Cette potentielle suite est le point faible de Dune. Ne couvrant que la première moitié du premier livre, la structure en ressort impactée. Denis Villeneuve essaye de trouver l’équilibre entre exposition et action tout en se livrant à l’exercice complexe de scinder l’œuvre en deux parties. Sans pour autant éluder l’histoire, son apparence d’origin story longue de plus de deux heures ne peut que poser les bases d’enjeux complexes et son climax intervient beaucoup trop tôt.
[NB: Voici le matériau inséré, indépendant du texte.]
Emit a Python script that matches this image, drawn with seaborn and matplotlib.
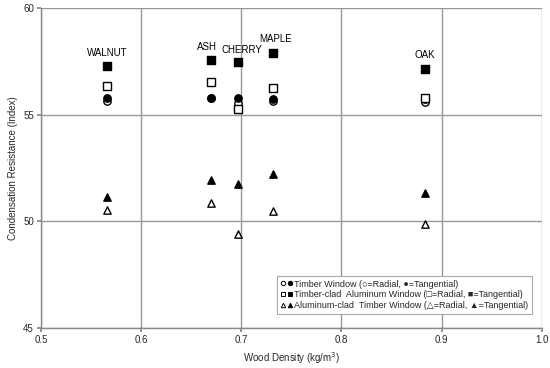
import matplotlib
matplotlib.use("Agg")
import matplotlib.pyplot as plt
import seaborn as sns
import pandas as pd
from matplotlib.lines import Line2D
from matplotlib.legend_handler import HandlerTuple

species = ["WALNUT", "ASH", "CHERRY", "MAPLE", "OAK"]
density = [0.566, 0.670, 0.697, 0.732, 0.883]
label_x = [0.566, 0.666, 0.701, 0.7345, 0.883]
label_y = [57.9, 58.17, 58.05, 58.55, 57.8]

timber_radial = [55.65, 55.8, 55.55, 55.65, 55.6]
timber_tangential = [55.8, 55.8, 55.8, 55.75, 55.75]
clad_radial = [56.35, 56.55, 55.27, 56.25, 55.8]
clad_tangential = [57.28, 57.56, 57.47, 57.9, 57.15]
alu_radial = [50.55, 50.87, 49.4, 50.5, 49.85]
alu_tangential = [51.15, 51.95, 51.75, 52.2, 51.35]

xticks = [0.5, 0.6, 0.7, 0.8, 0.9, 1.0]
xticklabels = ["0.5", "0.6", "0.7", "0.8", "0.9", "1.0"]
yticks = [45, 50, 55, 60]

sns.set_theme(style="white")
plt.rcParams['font.family'] = ['Liberation Sans', 'DejaVu Sans']

fig = plt.figure(figsize=(5.5, 3.68), dpi=100)
ax = fig.add_axes([0.0745, 0.109, 0.9105, 0.869])

series = [
    (timber_radial, "o", "white"),
    (timber_tangential, "o", "black"),
    (clad_radial, "s", "white"),
    (clad_tangential, "s", "black"),
    (alu_radial, "^", "white"),
    (alu_tangential, "^", "black"),
]
for vals, m, fc in series:
    df = pd.DataFrame({"x": density, "y": vals})
    sns.scatterplot(data=df, x="x", y="y", marker=m, s=28, color=fc,
                    edgecolor="black", linewidth=1.0, ax=ax, zorder=3)

for name, x, y in zip(species, label_x, label_y):
    ax.text(x, y, name, ha="center", va="center", fontsize=7, color="black")

ax.set_xlim(0.5, 1.0)
ax.set_ylim(45, 60)
ax.set_xticks(xticks)
ax.set_xticklabels(xticklabels)
ax.set_yticks(yticks)
ax.tick_params(axis="both", labelsize=7, length=3, color="#888888", direction="out",
               left=True, bottom=True, pad=2)
ax.grid(True, color="#999999", linewidth=1.0)
for s in ["top", "right"]:
    ax.spines[s].set_visible(False)
for s in ["left", "bottom"]:
    ax.spines[s].set_color("#888888")
    ax.spines[s].set_linewidth(1.0)

ax.set_xlabel("Wood Density (kg/m$^3$)", fontsize=7, labelpad=4)
ax.set_ylabel("Condensation Resistance (Index)", fontsize=7, labelpad=4)

def mk(m, fc):
    return Line2D([], [], marker=m, linestyle="none", markerfacecolor=fc,
                  markeredgecolor="black", markersize=3.2, markeredgewidth=0.7)

handles = [(mk("o", "white"), mk("o", "black")),
           (mk("s", "white"), mk("s", "black")),
           (mk("^", "white"), mk("^", "black"))]
labels = ["Timber Window (\u25cb=Radial, \u25cf=Tangential)",
          "Timber-clad  Aluminum Window (\u25a1=Radial, \u25a0=Tangential)",
          "Aluminum-clad  Timber Window (\u25b3=Radial, \u25b2=Tangential)"]
leg = ax.legend(handles, labels, handler_map={tuple: HandlerTuple(ndivide=None, pad=0.2)},
                loc="lower right", bbox_to_anchor=(0.99, 0.03), fontsize=6.5,
                frameon=True, fancybox=False, framealpha=1, edgecolor="#aaaaaa",
                handlelength=1.2, handletextpad=0.3, borderpad=0.4, labelspacing=0.2)
leg.get_frame().set_linewidth(0.8)

fig.savefig("out.png", dpi=100)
Résultats des courses : le film a du mal à tenir le rythme dans son dernier tiers et la fin se révèle assez frustrante.
Dune n’est pas exempt de défauts, mais il est définitivement le grand spectacle attendu. Denis Villeneuve dévoile une expérience cinématographique aussi visuelle que sonore et réussit le pari de transporter le spectateur dans un univers complexe et vertigineux pendant plus de 2h. Un premier volet époustouflant qui se regarde avec plaisir et laisse présager, malgré la légère frustration, une suite de grande envergure.